Now, what about the dance, the traditional dances, or the dances that - any kind of tradition, it could be the tradition of ballet, it could be some African tradition -that means it is referring to a repertory and it is referring to a certain public. And these people love you in advance sort of, because it's a tradition, so you are loved in advance. Let's say. So of course, then this issue of, of taking a distance from that love, of dismantling that love is not the same. The contemporary artist may be faced with that issue, but the one who is involved with tradition dance, traditional dance, is dealing with it differently. He has to accept the love and propose even more, to be loved more, so his excellence is to go beyond what's expected of him already, but to show more of it in a better light, but he's still counting on that love already. That's there, because he represents, he's identified as such. So, we have really different perspective here, are we not? If you want to dismantle the love then you are in for another kind of violence.
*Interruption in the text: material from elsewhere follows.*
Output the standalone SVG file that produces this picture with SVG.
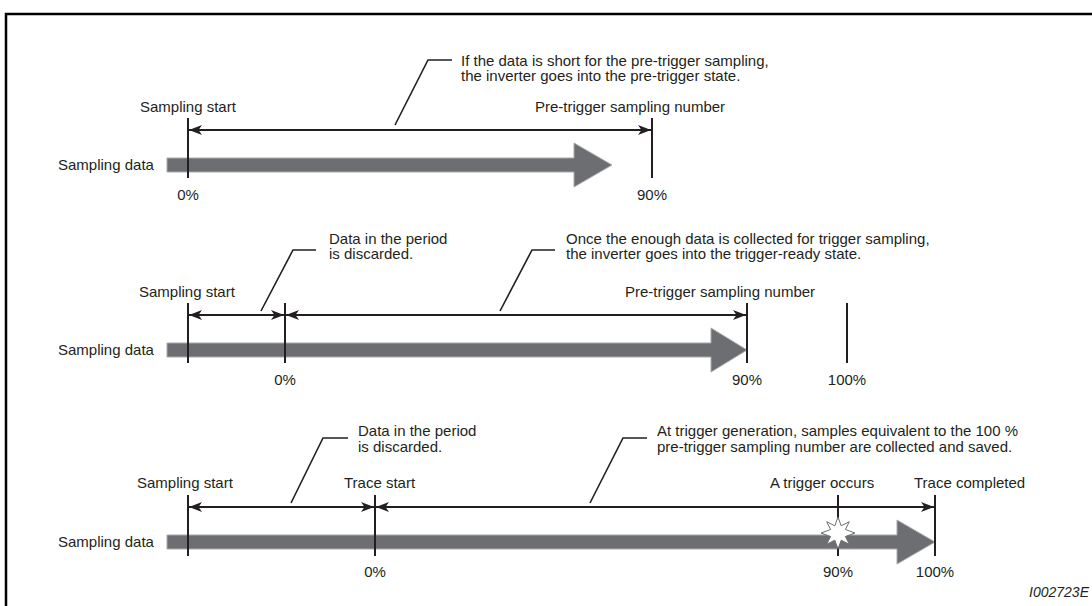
<svg xmlns="http://www.w3.org/2000/svg" width="1092" height="606" viewBox="0 0 1092 606">
<defs>
<marker id="ah" viewBox="0 0 13 10" refX="13" refY="5" markerWidth="13" markerHeight="10" markerUnits="userSpaceOnUse" orient="auto-start-reverse">
<path d="M0,0 L13,5 L0,10 L3.5,5 Z" fill="#231f20"/>
</marker>
</defs>
<style>
text{font-family:"Liberation Sans",Arial,sans-serif;font-size:15px;fill:#231f20}
.mid{text-anchor:middle}
.tick{stroke:#231f20;stroke-width:2}
.dim{stroke:#231f20;stroke-width:2;fill:none}
.lead{stroke:#231f20;stroke-width:1.6;fill:none}
.bar{fill:#6d6e71;stroke:#a7a9ac;stroke-width:1}
</style>
<rect x="6" y="14" width="1100" height="600" fill="none" stroke="#000" stroke-width="2.5"/>

<g id="panel1">
<text x="58" y="170">Sampling data</text>
<path class="bar" d="M167,158 H574 V143 L612,165 L574,187 V172 H167 Z"/>
<line class="tick" x1="188" y1="118" x2="188" y2="178"/>
<line class="tick" x1="652" y1="118" x2="652" y2="178"/>
<text x="140" y="112">Sampling start</text>
<text x="535" y="112">Pre-trigger sampling number</text>
<text class="mid" x="188" y="200">0%</text>
<text class="mid" x="652" y="200">90%</text>
<text x="461" y="66">If the data is short for the pre-trigger sampling,</text>
<text x="461" y="81">the inverter goes into the pre-trigger state.</text>
</g>

<g id="panel2">
<text x="58" y="355">Sampling data</text>
<path class="bar" d="M167,343 H711 V328 L747,350 L711,372 V357 H167 Z"/>
<line class="tick" x1="188" y1="303" x2="188" y2="363"/>
<line class="tick" x1="285" y1="303" x2="285" y2="363"/>
<line class="tick" x1="747" y1="303" x2="747" y2="363"/>
<line class="tick" x1="847" y1="303" x2="847" y2="363"/>
<text x="139" y="297">Sampling start</text>
<text x="625" y="297">Pre-trigger sampling number</text>
<text class="mid" x="285" y="385">0%</text>
<text class="mid" x="747" y="385">90%</text>
<text class="mid" x="847" y="385">100%</text>
<text x="329" y="244">Data in the period</text>
<text x="329" y="259">is discarded.</text>
<text x="566" y="244">Once the enough data is collected for trigger sampling,</text>
<text x="566" y="259">the inverter goes into the trigger-ready state.</text>
</g>

<g id="panel3">
<text x="58" y="547">Sampling data</text>
<path class="bar" d="M167,535 H897 V520 L935,542 L897,564 V549 H167 Z"/>
<line class="tick" x1="188" y1="495" x2="188" y2="556"/>
<line class="tick" x1="375" y1="495" x2="375" y2="556"/>
<line class="tick" x1="838" y1="495" x2="838" y2="556"/>
<line class="tick" x1="935" y1="495" x2="935" y2="556"/>
<path d="M838,517 L841.2,525.8 L849.3,521.7 L845.4,529.5 L855,533 L845.4,536.5 L849.3,544.3 L841.2,540.2 L838,549 L834.8,540.2 L826.7,544.3 L830.6,536.5 L821,533 L830.6,529.5 L826.7,521.7 L834.8,525.8 Z" fill="#fff" stroke="#6d6e71" stroke-width="1"/>
<text x="137" y="488">Sampling start</text>
<text x="344" y="488">Trace start</text>
<text x="770" y="488">A trigger occurs</text>
<text x="914" y="488">Trace completed</text>
<text class="mid" x="375" y="577">0%</text>
<text class="mid" x="838" y="577">90%</text>
<text class="mid" x="935" y="577">100%</text>
<text x="358" y="436">Data in the period</text>
<text x="358" y="452">is discarded.</text>
<text x="657" y="436">At trigger generation, samples equivalent to the 100 %</text>
<text x="657" y="452">pre-trigger sampling number are collected and saved.</text>
<text x="1089" y="597" style="font-style:italic;font-size:14px;text-anchor:end">I002723E</text>
</g>

<g id="connectors">
<line class="dim" x1="189" y1="130" x2="651" y2="130" marker-start="url(#ah)" marker-end="url(#ah)"/>
<line class="dim" x1="189" y1="315" x2="284" y2="315" marker-start="url(#ah)" marker-end="url(#ah)"/>
<line class="dim" x1="286" y1="315" x2="746" y2="315" marker-start="url(#ah)" marker-end="url(#ah)"/>
<line class="dim" x1="189" y1="507" x2="374" y2="507" marker-start="url(#ah)" marker-end="url(#ah)"/>
<line class="dim" x1="376" y1="507" x2="934" y2="507" marker-start="url(#ah)" marker-end="url(#ah)"/>
<polyline class="lead" points="452,60 428,60 395,125"/>
<polyline class="lead" points="316,250 293,250 261,311"/>
<polyline class="lead" points="555,250 532,250 500,311"/>
<polyline class="lead" points="348,438 323,438 291,503"/>
<polyline class="lead" points="647,438 623,438 590,503"/>
</g>
</svg>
If you want to count on that love that is already established - maybe throughout centuries, through the institution or all sorts of things - then the violence is on you in a different way, as Anis was explaining yesterday when we were talking about the monkeys. There is always a violence, but it may be expressed and dealt with in a different manner. And we have to be able to recognize those differences. Because from then we will have a different form of artistic endeavor.

Su-Feh: Because often I feel (that) love itself is violence. It's violence done to, it's violence on, our body. It's a burden: there's the burden of love, you know. Violence - in a sense that it's one of the pressures on our bodies, on existence - it's one of the things that we live and grapple with.